Lombaard stressed that Smit had not contacted him before publication, and that the published report contained ‘untrue and incorrect matter concerning him and Golden Game’. At no stage had the Ministry sought an interdict against him and his company. Further, he denied that the elephants were illegally transported or that they were kept in horrific or deplorable conditions.

The High Court found the article was indeed defamatory in that it attributed illegal activities to Lombaard and his company, and the fact that the story referred to the animals as being kept in horrific conditions was also defamatory.

It found that the information presented at the press conference was not accurate and that Smit ‘did nothing’ to investigate the truthfulness of the allegations made at the press conference.

The treatment of elephants was indeed a matter of public interest, the High Court found, but the media company did not establish the defences of truth and public interest, nor fair comment.

In its judgment, the appeal court has now found that reporting on allegations of ill treatment of elephants, made by the political and executive heads of the Ministry constitutionally mandated to enforce provisions of law aimed at the prevention of ill treatment of this protected species, was ‘inherently a matter in the public interest.’

The media company argued that the reporting of factual statements made at an official public press conference ‘was reasonable’ on its part and it was reasonable to accept the correctness of the factual matter disclosed by these officials as they were ‘reliable sources’.

Lombaard’s legal team took issue with the failure of Smit to ‘test the accuracy of the statements’ made at the press conference.

Two calls to Lombaard, made in quick succession before publication, were ‘hopelessly inadequate’ as an opportunity to respond to the allegations made against him and his company. And there had been ‘no effort at all made to test the accuracy of the information given at the press conference.

It was ‘insufficient’ that Smit regarded the courses as credible and reliable. According to Lombaard’s counsel, Smit ‘could and should have travelled to Lombaard’s farm near Mariental to see the conditions for herself.’

But was this really necessary to establish the defence of ‘reasonable publication in the public interest’? Trustco v Shikongo, a ground-breaking Supreme Court decision on defamation, had made it clear that defamation defences previously available under the common law were ‘inadequate to protect the right to freedom of expression and the media protected under … the Constitution.’

The court in Trustco had found that the common law therefore needed to be developed, as had happened in other jurisdictions, ‘to provide greater protection to the media to assure that their important democratic role of providing information to the public is not imperilled by the risk of defamation claims.’

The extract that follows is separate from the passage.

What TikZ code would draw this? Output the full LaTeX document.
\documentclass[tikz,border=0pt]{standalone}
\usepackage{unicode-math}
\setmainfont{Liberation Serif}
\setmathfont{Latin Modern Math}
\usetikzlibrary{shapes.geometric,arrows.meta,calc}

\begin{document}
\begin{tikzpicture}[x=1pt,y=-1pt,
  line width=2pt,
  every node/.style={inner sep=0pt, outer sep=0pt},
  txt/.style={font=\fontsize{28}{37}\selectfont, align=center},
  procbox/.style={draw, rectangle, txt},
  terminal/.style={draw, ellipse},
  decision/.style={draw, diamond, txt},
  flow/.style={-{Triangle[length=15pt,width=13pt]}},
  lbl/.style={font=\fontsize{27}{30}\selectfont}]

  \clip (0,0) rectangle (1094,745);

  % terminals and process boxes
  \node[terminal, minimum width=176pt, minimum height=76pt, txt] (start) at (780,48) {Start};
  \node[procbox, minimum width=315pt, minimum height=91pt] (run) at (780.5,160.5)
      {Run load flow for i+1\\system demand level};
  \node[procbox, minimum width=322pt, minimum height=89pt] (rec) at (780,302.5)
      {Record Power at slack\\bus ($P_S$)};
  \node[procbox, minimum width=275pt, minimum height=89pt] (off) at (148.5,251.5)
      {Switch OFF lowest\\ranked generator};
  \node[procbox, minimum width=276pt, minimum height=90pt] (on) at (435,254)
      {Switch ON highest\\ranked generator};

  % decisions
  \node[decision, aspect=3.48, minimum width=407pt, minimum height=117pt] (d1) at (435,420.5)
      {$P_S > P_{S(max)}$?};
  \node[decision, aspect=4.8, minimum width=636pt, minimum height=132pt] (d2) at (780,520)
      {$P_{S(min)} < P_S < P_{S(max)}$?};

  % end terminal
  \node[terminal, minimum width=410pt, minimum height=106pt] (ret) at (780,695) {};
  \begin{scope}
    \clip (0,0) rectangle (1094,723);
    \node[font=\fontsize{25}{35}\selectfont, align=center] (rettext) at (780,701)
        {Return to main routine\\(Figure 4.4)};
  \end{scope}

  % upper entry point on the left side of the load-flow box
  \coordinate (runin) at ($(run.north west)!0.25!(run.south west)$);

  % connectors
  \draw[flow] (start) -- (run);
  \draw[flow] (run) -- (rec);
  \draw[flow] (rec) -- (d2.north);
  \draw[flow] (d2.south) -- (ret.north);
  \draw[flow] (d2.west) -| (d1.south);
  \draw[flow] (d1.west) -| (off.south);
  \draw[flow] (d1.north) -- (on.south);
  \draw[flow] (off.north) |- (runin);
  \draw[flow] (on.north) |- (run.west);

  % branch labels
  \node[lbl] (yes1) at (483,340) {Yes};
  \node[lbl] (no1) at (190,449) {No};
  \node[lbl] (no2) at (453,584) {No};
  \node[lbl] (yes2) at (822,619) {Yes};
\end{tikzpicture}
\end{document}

In Trustco, the court said the development of a defence of reasonable or responsible publication of facts that are in the public interest, would provide ‘greater protection to the right of freedom of speech and the media protected (in the Constitution) without placing the constitutional precept of human dignity at risk.’

The Supreme Court trawled recent trends in international jurisprudence to satisfy itself about the increasing acceptability of this defence.

In order to establish the defence of reasonable or responsible reporting, said the court, a journalist would need to satisfy herself that her belief in the truthfulness of the allegations is the result of a reasonable investigation and must be a reasonable belief to hold.

The list of guidelines in the Trustco decision was not to be applied rigidly, but rather to provide helpful guidance to courts. Further, the Trustco judges found courts ‘should not hold journalists to a standard of perfection.’ Account must be taken of the pressure under which journalists work and ‘not expect more than is reasonable of them.’

But courts should also not be too willing to forgive manifest breaches of good journalist practice.

Applying these principles to the appeal before it, the Supreme Court found that reporting on allegations of ill treatment of elephants was a matter of compelling public interest.

At no stage did Lombaard take issue with the accuracy of Smit’s report on the statements attributed to the Minister and other officials. In the view of the court, it was ‘unequivocally true’ that the appellants had established Smit’s conduct in publishing the report to be the actions of a ‘reasonable or responsible journalist’.

The Ministry had an investigative, enforcement and supervisory role in relation to granting wildlife permits and ensuring compliance with them. Smit was ‘plainly entitled’ to accept the accuracy of what both officials said at the press conference without independently verifying the correctness of what they said. There was ‘no indication of a casual, slipshod or careless approach’ by Smit or her editor. ‘The indications are quite to the contrary.’

What about approaching Lombaard before publishing? The fundamental question was whether the journalist acted reasonably in publishing, the Supreme Court said. And her accurate reporting on the statements of the Minister and officials at the press conference clearly satisfied the test of a responsible journalist.

In conclusion, the Supreme Court held that Smit’s defence should have succeeded in the High Court, and the court should have dismissed the defamation action with costs.